New SPD leaders could reshuffle the deck
After the second round of a membership ballot, which lasts from November 19th to 29th, the SPD will announce on November 30th whether the moderate finance minister Olaf Scholz jointly with Klara Geywitz or the left-wing duo of Saskia Esken/Norbert Walter-Borjans will lead the party in the future.
If Scholz/Geywitz win, the SPD would almost certainly remain in coalition with the CDU/CSU under Merkel. That would dispel the political risk for the time being.
However, if Esken/Walter-Borjans prevail instead, the risk that the SPD pulls out of the Berlin government would rise to 45%. In turn, the probability that snap elections could bring a coalition of the combined left to power next spring would go up to at least 15%.
The pivotal party
If the SPD leaves the coalition with the CDU/CSU, any new government would almost certainly have to include the Greens. Now polling at more than 20%, the Greens would likely insist on snap elections beforehand.
After a new vote, all parties would still shun the right-wing AfD (around 15% in polls) and neither the small liberal FDP (about 8%) nor the CDU/CSU (approx. 26%) would work with the Left Party (9% or thereabout).
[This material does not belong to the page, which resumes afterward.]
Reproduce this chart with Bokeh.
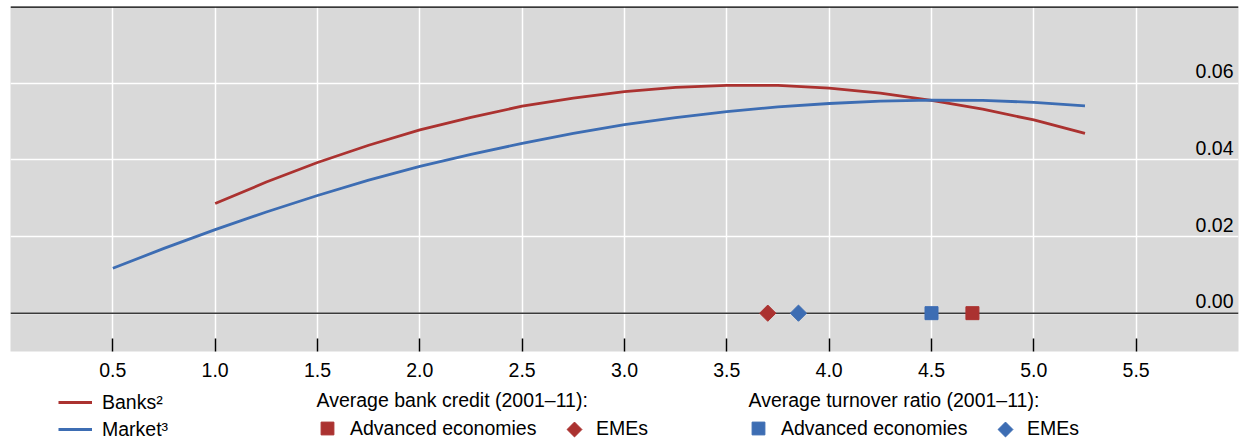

Short of a dramatic upset, new elections could thus result in one of two outcomes:
• Option 1: The Greens join the CDU/CSU as junior partner.
• Option 2: The Greens will team up with the SPD and the Left Party instead.
Including the Left Party no longer seems to be a taboo for them. Such a potential coalition of the combined left is currently only 1-2 points short of a majority in current polls (see chart below).
The option could be attractive for the Greens. As the senior partner in a “green-red-red government,” one of the two Green Party leaders, the more charismatic Robert Habeck or the more policy-focused Annalena Baerbock, could become the next German chancellor.
What if?
A green-red-red government at the national level would face some restraints. It would be hemmed in by the upper house of parliament. The CDU/CSU could still wield a veto against major shifts in tax and European policies in this chamber of state governments for the foreseeable future.
But even without exerting majority control over the Bundesrat, a green-red-red coalition of the left may still re-regulate parts of the German economy such as the labor and housing market significantly and impair trend growth as a result.
Takeaways
Germany's parties on the left are only a few percentage points short of a potential majority.
If the SPD leaves the coalition with the CDU/CSU, any new government would almost certainly have to include the Greens.
As the senior partner in a “green-red-red government,” one of the two Green Party leaders -- Robert Habeck or Annalena Baerbock -- could become the next German chancellor.
It is probable that the coalition of the CDU/CSU with the center-left SPD will stick together throughout 2020, allowing Merkel to remain in office.